Mexican Chilli Chicken with Sweet Potato Wedges

Ingredients

  • 1 can Ardmona Diced Tomatoes 400g
  • 2 tbsp Olive Oil
  • 1 red onion, 1/2 sliced & 1/2 finely diced
  • 1 1/2 tbsp Taco Spice Mix
  • dried chilli to taste
  • 2 tbsp BBQ Sauce
  • 500g Chicken Tenderloins
  • 750g Sweet Potato, peeled & cut into 2cm wedges
  • 1 Ripe Avocado, diced
  • Salt & Pepper, to season
  • Sour Cream & Coriander Leaves, to serve
  • Corn Chips, optional

Method

  1. Preheat oven to 200◦C. Toss sweet potato wedges in 1 tbsp of oil & season with salt & pepper.

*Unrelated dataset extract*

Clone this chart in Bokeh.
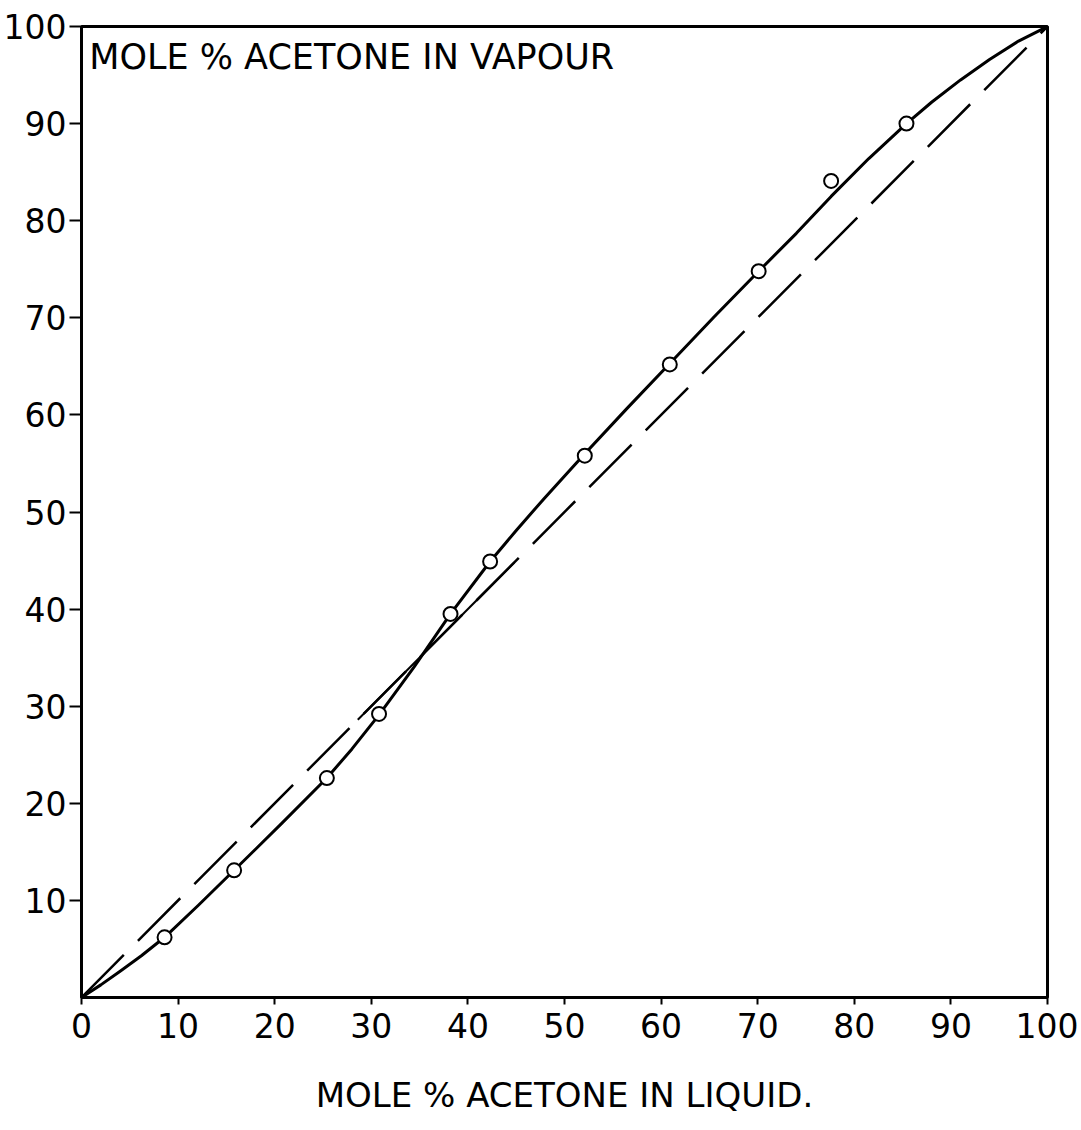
from bokeh.plotting import figure
from bokeh.models import FixedTicker, Label, Range1d
from bokeh.embed import file_html
from bokeh.resources import INLINE

# measured data points (mole % acetone in liquid, in vapour)
liq_pts = [8.6, 15.8, 25.4, 30.8, 38.2, 42.3, 52.1, 60.9, 70.1, 77.6, 85.4]
vap_pts = [6.2, 13.1, 22.6, 29.2, 39.5, 44.9, 55.8, 65.2, 74.8, 84.1, 90.0]

# hand-drawn equilibrium curve
curve_x = [0, 2.0, 4.0, 6.2, 8.6, 12.1, 15.8, 20.7, 25.4, 28.0, 30.8, 34.4,
           38.2, 42.3, 45.0, 47.9, 52.1, 56.5, 60.9, 65.5, 70.1, 74.0, 77.6,
           81.5, 85.4, 88.0, 91.0, 94.0, 97.0, 100]
curve_y = [0, 1.3, 2.7, 4.3, 6.2, 9.5, 13.1, 17.9, 22.6, 25.6, 29.1, 34.0,
           39.5, 44.9, 48.1, 51.4, 56.0, 60.7, 65.3, 70.1, 74.8, 78.7, 82.5,
           86.4, 90.0, 92.2, 94.5, 96.6, 98.5, 100]

# 45-degree reference line (dashed), with the solid stretch near the crossing
diag_x = [0, 100]
diag_y = [0, 100]
diag_solid_x = [28.6, 44.8]
diag_solid_y = [28.6, 44.8]

x_ticks = [0, 10, 20, 30, 40, 50, 60, 70, 80, 90, 100]
y_ticks = [10, 20, 30, 40, 50, 60, 70, 80, 90, 100]

FONT = "DejaVu Sans"

p = figure(width=1078, height=1122, output_backend="svg", toolbar_location=None,
           x_range=Range1d(0, 100), y_range=Range1d(0, 100),
           min_border_left=80, min_border_right=31, min_border_top=26,
           min_border_bottom=125)
p.grid.visible = False
p.outline_line_color = "black"
p.outline_line_width = 3
p.background_fill_color = "white"
p.border_fill_color = "white"

p.line(diag_x, diag_y, line_color="black", line_width=2.5, line_dash="60 20")
p.line(diag_solid_x, diag_solid_y, line_color="black", line_width=2)
p.line(curve_x, curve_y, line_color="black", line_width=3, line_join="round")
p.scatter(liq_pts, vap_pts, marker="circle", size=14, line_color="black",
          line_width=2, fill_color="white")

for ax in (p.xaxis[0], p.yaxis[0]):
    ax.axis_line_width = 3
    ax.axis_line_color = "black"
    ax.major_tick_line_width = 2
    ax.major_tick_line_color = "black"
    ax.minor_tick_line_color = None
    ax.major_tick_in = 0
    ax.major_label_text_font = FONT
    ax.major_label_text_font_size = "33px"
    ax.major_label_text_color = "black"

p.xaxis.ticker = FixedTicker(ticks=x_ticks)
p.yaxis.ticker = FixedTicker(ticks=y_ticks)
p.xaxis.major_tick_out = 7
p.yaxis.major_tick_out = 12
p.xaxis.major_label_standoff = 8
p.yaxis.major_label_standoff = 3

p.xaxis.axis_label = "MOLE % ACETONE IN LIQUID."
p.xaxis.axis_label_text_font = FONT
p.xaxis.axis_label_text_font_size = "34px"
p.xaxis.axis_label_text_font_style = "normal"
p.xaxis.axis_label_text_color = "black"
p.xaxis.axis_label_standoff = 34

p.add_layout(Label(x=0.8, y=96.9, text="MOLE % ACETONE IN VAPOUR",
                   text_font=FONT, text_font_size="35px",
                   text_color="black", text_baseline="alphabetic"))

open("out.html", "w").write(file_html(p, INLINE))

Spread over a large lined oven tray. Roast for 20 minutes until tender & edges are golden brown.
  2. Heat remaining oil in a heavy based shallow casserole dish. Sauté sliced onion for 3 minutes, until soft. Stir through taco spice mix & cook for 1 minute.
  3. Pour in Ardmona Diced Tomatoes & BBQ sauce, chilli flakes to taste. Stir together & bring to simmer.
  4. Nestle chicken tenderloins into sauce mixture. Reduce heat to low, place lid on dish & simmer for 12 minutes or until chicken is cooked through. Remove from heat.
  5. Using 2 forks, roughly shred chicken in pan & mix through sauce.
  6. Scoop Chilli Chicken into a bowl. Dollop with sour cream. Scatter avocado, diced onion & coriander. Serve with sweet potato wedges & corn chips if desired.